Temperature dependencies of Henry’s law constants and octanol/water partition coefficients for key plant volatile monoterpenoids

To model the emission dynamics and changes in fractional composition of monoterpenoids from plant leaves, temperature dependencies of equilibrium coefficients must be known. Henry’s law constants (Hpc, Pa m3 mol−1 and octanol/water partition coefficients (KOW, mol mol−1) were determined for 10 important plant monoterpenes at physiological temperature ranges (25–50 °C for Hpc and 20–50 °C for KOW). A standard EPICS procedure was established to determine Hpc and a shake flask method was used for the measurements of KOW. The enthalpy of volatilization (ΔHvol) varied from 18.0 to 44.3 kJ mol−1 among the monoterpenes, corresponding to a range of temperature-dependent increase in Hpc between 1.3- and 1.8-fold per 10 °C rise in temperature. The enthalpy of water–octanol phase change varied from −11.0 to −23.8 kJ mol−1, corresponding to a decrease of KOW between 1.15- and 1.32-fold per 10 °C increase in temperature.

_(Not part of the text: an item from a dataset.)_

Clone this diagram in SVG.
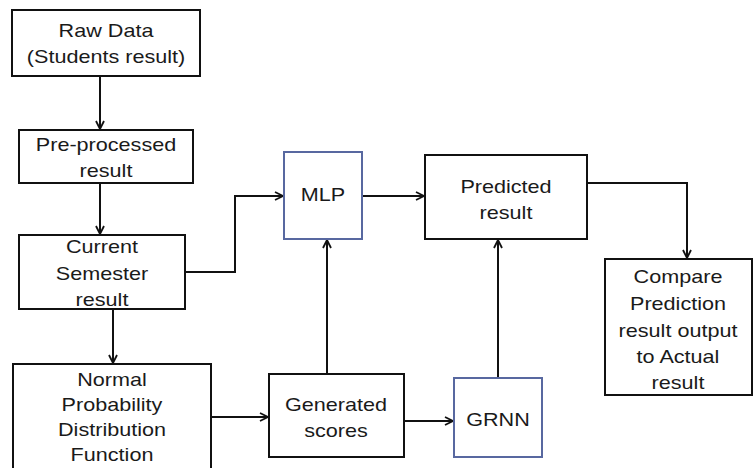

Correlations among physico-chemical characteristics of a wide range of monoterpenes were analyzed to seek the ways of derivation of Hpc and KOW values from other monoterpene physico-chemical characteristics. Hpc was strongly correlated with monoterpene saturated vapor pressure (Pv), and for lipophilic monoterpenes, ΔHvol scaled positively with the enthalpy of vaporization that characterizes the temperature dependence of Pv Thus, Pv versus temperature relations may be employed to derive the temperature relations of Hpc for these monoterpenes. These data collectively indicate that monoterpene differences in Hpc and KOW temperature relations can importantly modify monoterpene emissions from and deposition on plant leaves.